Right after the mountain experience Matthew recorded Jesus again telling them of His soon-coming betrayal, death, and resurrection. Their response was similar. "They were exceeding sorry" (Matthew 17:22, 23). The adverb "exceeding" is the same as the "sore." Again the clash of visions must be highlighted. Jesus was moving further down the path of giving motivated by the "joy that was set before Him" (Hebrews 12:2). Failing to see the glory of giving, the disciples saw nothing but great sorrow in such a future. And this not only unfitted them for the great test toward which the events were moving. It also confused them on other lesser forms of giving, as Peter's next story shows.
The religious leaders came specifically to Peter with a trick question on giving, of all topics! Did Jesus pay tribute? (17:24). This payment was for the support of the temple. The question put to Peter was designed to place Jesus on the horns of a dilemma. If Jesus were not to pay it, it would be used as evidence that He was disloyal to the temple. However, if He were to pay it, He would deny His divinity and prophetic role, as prophets were exempt, and for sure also was "the Son of the living God" whose house the temple was.

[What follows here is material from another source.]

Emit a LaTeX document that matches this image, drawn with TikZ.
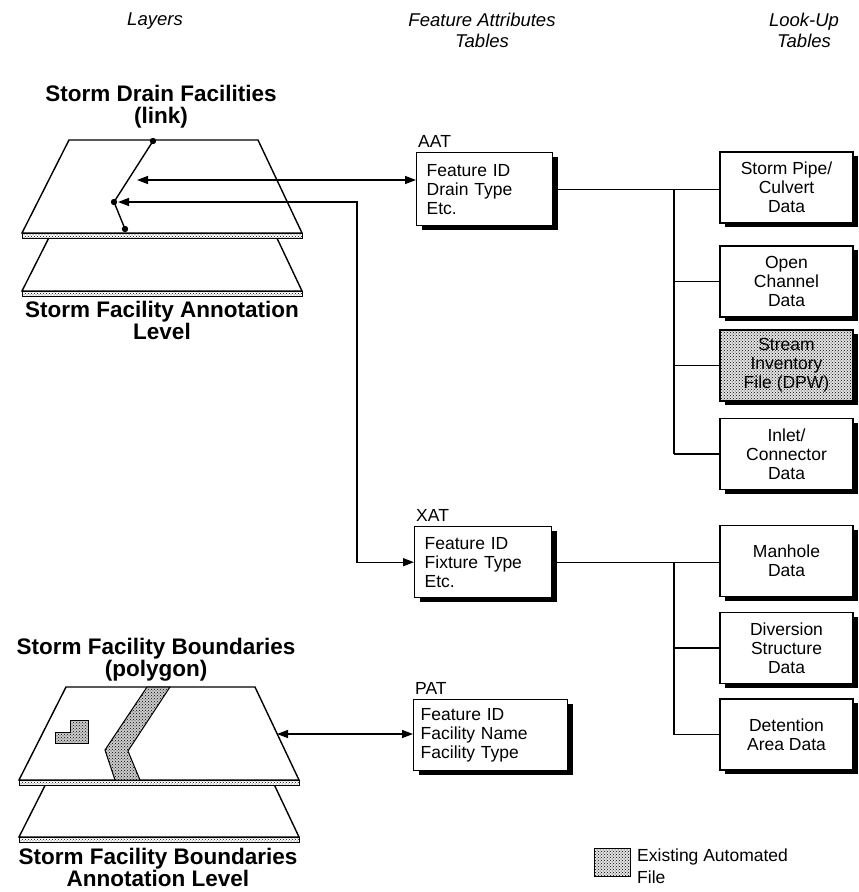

Peter's hasty response to the question was not a simple "yes" but an emphatic affirmation better translated "assuredly" or "indeed" (17:25). Did he see the inconsistency with his earlier declaration that Jesus was "the Son of the living God"? Perhaps Peter was beginning to see the importance of giving, and of Jesus' embodiment of this principle, and the devil crafted the circumstance of giving the tribute to catch Peter into affirming a superficial act of giving that would actually testify against the enormous act of giving that Jesus' true identity indicated--that the incarnation of the Son of God witnessed to the amazing path of giving He had already embarked on, and was steadily treading to the ultimate act of giving.
Jesus purposely avoided conflict and controversy. He had no desire to "offend them" (17:27). His mission of giving was to remove offenses. The word "offend" echoed what Peter had done in attempting to block Jesus' path to the cross. (The verb "offend" corresponds to the noun "offence"--both sources of our words "scandalize" and "scandal.") Jesus' simple but miraculous solution destroyed the dilemma, by giving what Peter's boast had foolishly promised, but in a way that affirmed that He was not just another human being. For the gift is measured not simply by its being given or by its size, but by the One giving it, and the manner in which it is given.
The forces of taking can hijack the heavenly principle of giving, so it takes divine wisdom to give in a way consistent with the principle. Jesus would promise such divine aid--we would be guided "into all the truth" (John 16:13). Though we don't know what the truth of giving looks like, "the Spirit of the truth" for sure does. Was Peter learning to listen to that still small voice, as Jesus Himself did (John 3:34; see Isaiah 50:4, 5)? Are we?